Being flippant with regards to my diet pales in comparison to how I handle the small, seemingly insignificant sins in my life. I should never become so callous (jaded) to the circumstances around me in our world that could cause me to fall down in my daily Christian walk. It’s a lot easier for me than you might think. I drive in to work from the north end of Picayune at one of the busiest times of the morning. I have plenty of opportunities to lose my temper at those who cannot drive as well as I do. I mean, I seldom use my cell phone when I am behind the wheel and never woolgather when I find myself first in line at the red light. Gr-r-r!

When one of my guys is late for work I can usually see through most of the excuses; I’ve both heard them all before and I’ve used a few of them myself when I was in their shoes not too long ago. It’s so easy to dismiss those excuses and make the judgment in my heart that they are lying to me. I also walk up and into a lot of coffee pot conversations that no Christian should be coerced into hearing, and most of the time I can avoid them. Sometimes I do not. I’m not talking simply off-color jokes here, I believe gossip is bad for any conversation and can probably do a whole lot more harm to others.

What I’m saying today in this blog is that the opportunities for un-planned sin are abundant and can be found behind every corner and turn. A simple relaxation of your guard is all the devil needs to get his foot in the door, and boy, does he love to do that. He exists for it. It’s what he does.
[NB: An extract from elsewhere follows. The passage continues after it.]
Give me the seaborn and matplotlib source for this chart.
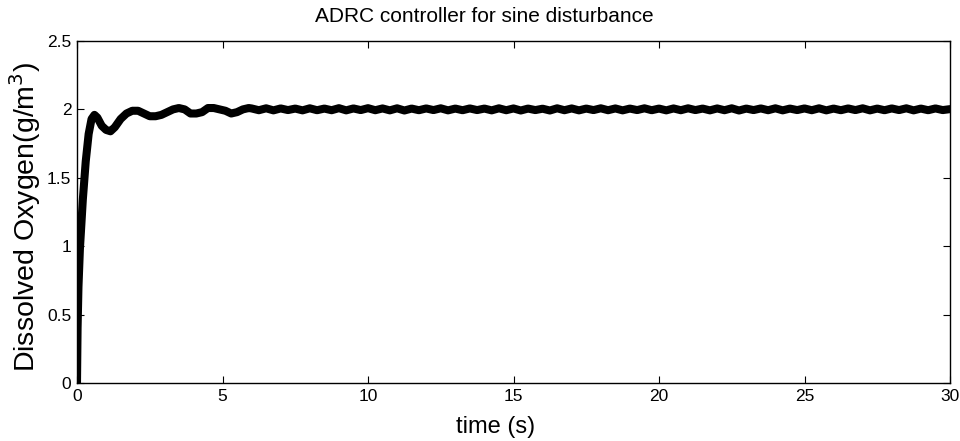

I’m glad I’m not the only one that has faced this dilemma in their Spiritual walk as a Christian. Paul writes: “For I know that in me (that is, in my flesh,) dwelleth no good thing: for to will is present with me; but how to perform that which is good I find not. For the good that I would I do not: but the evil which I would not, that I do. Now if I do that I would not, it is no more I that do it, but sin that dwelleth in me. I find then a law, that, when I would do good, evil is present with me. For I delight in the law of God after the inward man: But I see another law in my members, warring against the law of my mind, and bringing me into captivity to the law of sin which is in my members. O wretched man that I am! who shall deliver me from the body of this death? I thank God through Jesus Christ our Lord. So then with the mind I myself serve the law of God; but with the flesh the law of sin.”

That’s a mouthful of words in those verses, but it is easy enough to understand for me because I know exactly what he was talking about. Who can deliver me from this seemingly uncontrollable urge I have to sin each day, although I try and do my best not to? Only Jesus Christ can. I’ve got to depend upon Him because I can’t do it on my own. Those casual sins are much too hard to pass by without reaching into the proverbial jar without thinking about it.